Women/girls and flowers/the natural world. We first meet Mrs Dalloway as she sets off to buy some flowers (cut, already picked) for that night’s party; her daughter is now of an age where men see her as a flower to be plucked:

She was like a poplar, she was like a river, she was like a hyacinth, Willie Titcomb was thinking . . .

I found myself very taken by the attempts to encompass everything of a person’s thoughts: the constant flowing between youth and middle age in one’s head while clocks strike the hours:

For she was a child, throwing bread to the ducks, between her parents, and at the same time a grown woman coming to her parents who stood by the lake, holding her life in her arms which, as she neared them, grew larger and larger in her arms, until it became a whole life, a complete life, which she put down by them and said, ‘This is what I have made of it! This!’ And what had she made of it?

So many characters whose lives briefly touch. Septimus and his suffering Italian wife. The repellent and conflicted – but also suffering – Miss Kilman. Their lives appear dreadful against the worldly comforts of the Dalloways and their friends. Reticence: Mr Dalloway intends to tell his wife that he loves her, but he passes up the opportunity to yet, involuntarily, he tells his daughter how lovely she is. Age brings with it complications that we are only dimly aware of.

Perhaps Sally’s final words are the ones to be heeded: “What does the brain matter . . . compared with the heart?”

Just brilliant.

The Green Ray (1986)

Director Éric Rohmer with Marie Rivière

A film that was by turns boring, intriguing, excruciating and very French. “Excruciating” because it reminded you of how awful being young can be – uncertainty, boredom, dissatisfaction, the feeling that things should be progressing along a certain path but aren’t. Delphine’s summer holiday plans are disrupted at the final moment and she has to find somewhere else to go instead. Her engagement has ended and her friends nag her to find someone else. She tries Cherbourg, the Alps and Biarritz and is disconsolate in all those places. Finally there is what seems to be a fairy-tale ending – engineered by Delphine’s moment of decision combined with her “personal superstition”.

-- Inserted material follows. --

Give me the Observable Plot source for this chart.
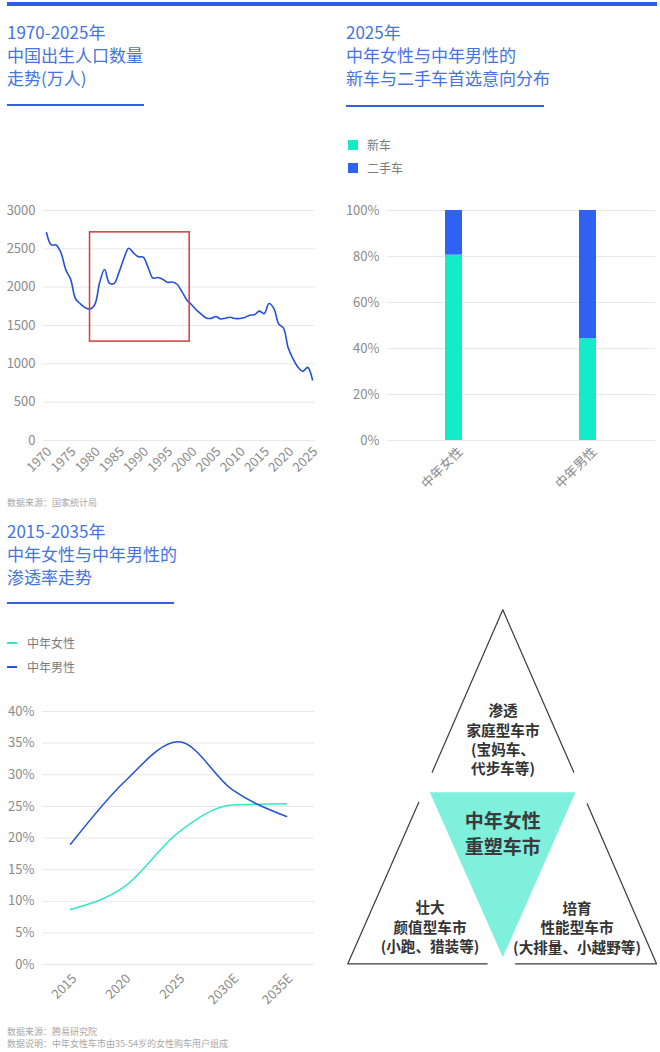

It was a film of observation: there was no analysis or judgment. Delphine is often in tears and her well-meaning friends describe her as depressed, but it’s presented as part of life. The film was semi-improvised – sometimes jarringly so, when characters seemed to be responding to an interviewer rather than just talking. Delphine had three or four major speeches when she tried to explain herself – her vegetarianism, her sense of not fitting in, and her refusal to accept one-night stands in place of romance. These – along with the pick-up scene – made the film feel quite different, its diffuse feeling suddenly coming into focus.